= Factor investing =

Investment approach in stock returns

Factor investing is an investment approach that targets measurable characteristics of securities, known as factors, which help explain differences in risk and return. Commonly studied equity factors include size, value, momentum, quality, and low volatility. Other characteristics sometimes used in factor-based strategies include asset growth, leverage, term, carry and liquidity.

A factor-based investment strategy typically involves tilting portfolios toward or away from these characteristics in an attempt to capture long-term return premia or reduce downside risk. This can be implemented through quantitative active strategies, multi-factor models, or index-based products such as smart beta exchange-traded funds (ETFs).

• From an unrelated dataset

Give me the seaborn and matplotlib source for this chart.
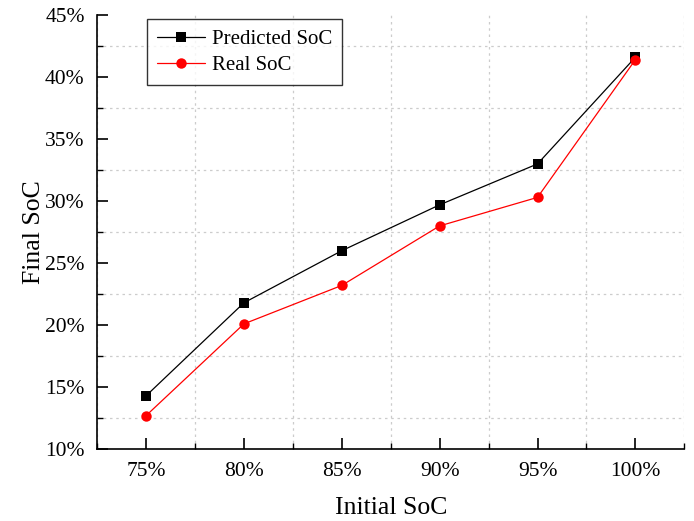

Factor investing has been documented not only in equities but also in corporate bonds, government bonds, currencies, and commodities.

Critics argue that some factors may reflect statistical data mining, rather than persistent economic effects, that their performance can deteriorate as strategies become crowded, and that trading costs may reduce or eliminate the return premiums.

==History==
The earliest theory of factor investing originated with a research paper by Stephen A. Ross in 1976 on arbitrage pricing theory, which argued that security returns are best explained by multiple factors. Prior to this, the Capital Asset Pricing Model (CAPM), theorized by academics in the 1960s, held sway. CAPM held that there was one factor that was the driver of stock returns and that a stock's expected return is a function of its equity market risk or volatility, quantified as beta. The first tests of the Capital Asset Pricing Model (CAPM) showed that the risk-return relation was too flat.

Sanjoy Basu was the first academic to document a value premium in 1977. In 1981 a paper by Rolf Banz established a size premium in stocks: smaller company stocks outperform larger companies over long time periods, and had done so for at least the previous 40 years.

In 1992 and 1993, Eugene F. Fama and Kenneth French published their seminal three-factor papers that introduce size and value as additional factors next to the market factor. In the early 1990s, Sheridan Titman and Narasimhan Jegadeesh showed that there was a premium for investing in high momentum stocks. In 2015 Fama and French added profitability and investment as two additional factors in their five-factor asset pricing model. Profitability is also referred to as the quality factor. Other significant factors that have been identified are leverage, liquidity, and volatility.

==Value factor==
The most well-known factor is the value factor. The opportunity to capitalize on the value factor arises from the fact that when stocks suffer weakness in their fundamentals, leading the market to overreact and undervalue them significantly relative to their current earnings. A systematic quantitative value factor investing strategy strategically purchases these undervalued stocks and maintains the position until the market adjusts its pessimistic outlook. Value can be assessed using various metrics, including the P/E ratio, P/B ratio, P/S ratio, and dividend yield. Value-factor stocks are low-priced because they are riskier.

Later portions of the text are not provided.